Je me suis donc engagé dans la recherche amazonienne, pendant dix ans. Lassé de déplorer sans cesse les destructions, j'ai cru que des études bien menées auraient quelque impact, déboucheraient sur quelque chose.
La destruction s'est accélérée, aujourd'hui à cause de grands barrages, hier à cause du boeuf, demain à cause de je ne sais quel produit en vogue qui parachèvera le grand massacre. Dix ans ont donc passé depuis cette espérance. Il est temps d'en revenir à Schopenhauer. A présent que j'ai mûri, je comprends enfin, et non par coquetterie, qu'il avait raison.
Lorsqu'on a fini de ressasser ses échecs et l'éventuelle décision de tout laisser tomber, il ne reste plus qu'à ressasser le fait que l'on ressasse.
J'ai donc décidé d'innover un peu en développant un petit scorbut, cela quatre jours avant mon départ pour le Brésil. Mes dents se déchaussent, mes plombages cèdent sous l'effet de ce déchaussement.
Je n'attends même plus d'être en Amazonie pour me délabrer.
Dîner ce soir avec une agent secret autrichienne. Sans doute cherche-t-elle à connaître les orientations stratégiques adoptées à la dernière réunion à Neverland.
Je lui parle de mon projet de parrainage des animaux de zoo par les enfants des écoles. On commencerait par une journée portes ouvertes à la Fauverie du Jardin des Plantes. Une fois accoutumés à ce régime, les fauves pourraient aisément absorber les élèves surnuméraires. Pour les écoles élémentaires, l'avantage serait certainement les portions individuelles, et l'absence d'os pointus susceptibles de se ficher dans un gosier.
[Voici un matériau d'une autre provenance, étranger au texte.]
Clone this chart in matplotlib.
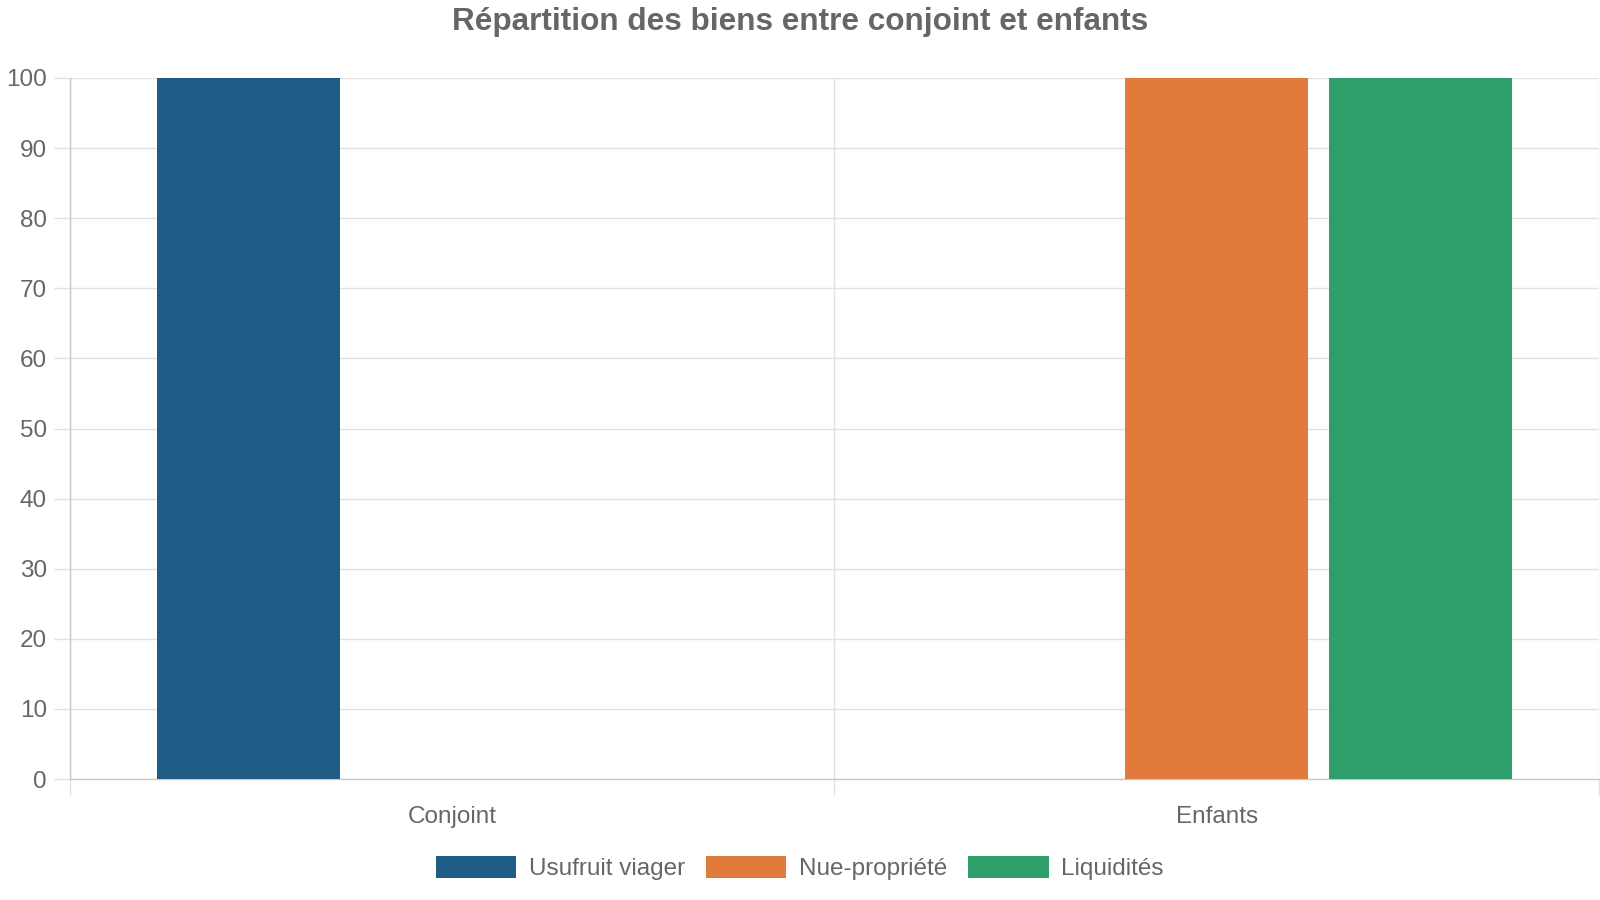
import numpy as np
import matplotlib
matplotlib.use("Agg")
import matplotlib.pyplot as plt

# --- data ---
categories = ["Conjoint", "Enfants"]
series_names = ["Usufruit viager", "Nue-propriété", "Liquidités"]
usufruit = [100, 0]
nue_propriete = [0, 100]
liquidites = [0, 100]
colors = ["#1f5d87", "#e07b3b", "#2e9e6b"]
y_ticks = list(range(0, 101, 10))

plt.rcParams["font.family"] = ["Liberation Sans", "DejaVu Sans"]
text_color = "#666666"
grid_color = "#e1e1e1"
axis_color = "#c8c8c8"

fig = plt.figure(figsize=(16, 9), dpi=100)
ax = fig.add_axes([70 / 1600, 1 - 779 / 900, 1529 / 1600, (779 - 78) / 900])

x = np.arange(len(categories))
slot = 0.8 / 3
width = slot * 0.9
for i, (vals, name) in enumerate(zip([usufruit, nue_propriete, liquidites], series_names)):
    ax.bar(x + (i - 1) * slot, vals, width=width, color=colors[i], label=name, zorder=3)

ax.set_xlim(-0.5, len(categories) - 0.5)
ax.set_ylim(0, 100)

# x axis: labels at category centres, grid/ticks at boundaries
ax.set_xticks(x)
ax.set_xticklabels(categories)
ax.set_xticks(np.arange(-0.5, len(categories), 1.0), minor=True)
ax.tick_params(axis="x", which="major", length=0, pad=19.5, labelsize=17.5, labelcolor=text_color)
ax.tick_params(axis="x", which="minor", length=11.5, width=1, color=grid_color)
ax.grid(True, axis="x", which="minor", color=grid_color, linewidth=1, zorder=0)

ax.set_yticks(y_ticks)
ax.tick_params(axis="y", length=11.5, width=1, color=grid_color, pad=5, labelsize=17.5, labelcolor=text_color)
ax.grid(True, axis="y", which="major", color=grid_color, linewidth=1, zorder=0)

for side in ["top", "right"]:
    ax.spines[side].set_visible(False)
for side in ["left", "bottom"]:
    ax.spines[side].set_color(axis_color)
    ax.spines[side].set_linewidth(1)

fig.text(0.5, 1 - 22 / 900, "Répartition des biens entre conjoint et enfants",
         ha="center", va="center", fontsize=22.7, fontweight="bold", color=text_color)

fig.legend(loc="center", bbox_to_anchor=(0.5, 1 - 868 / 900), ncol=3, frameon=False,
           fontsize=17.5, labelcolor=text_color, handlelength=3.3, handleheight=1.0,
           handletextpad=0.53, columnspacing=0.86)

fig.savefig("out.png", dpi=100)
Mon amie agent secret approuve en son for intérieur. Elle se demande toutefois si rester assis chez moi à regarder des séries idiotes est un bon moyen de me tenir informé des secrets d'Etat. Non, lui dis-je, mais au moins ne vais-je pas emmerder les Somaliens avec des projets à la noix.
Nos bières s'achèvent, nous marchons rue de Bretagne, je la raccompagne chez elle. Et voilà.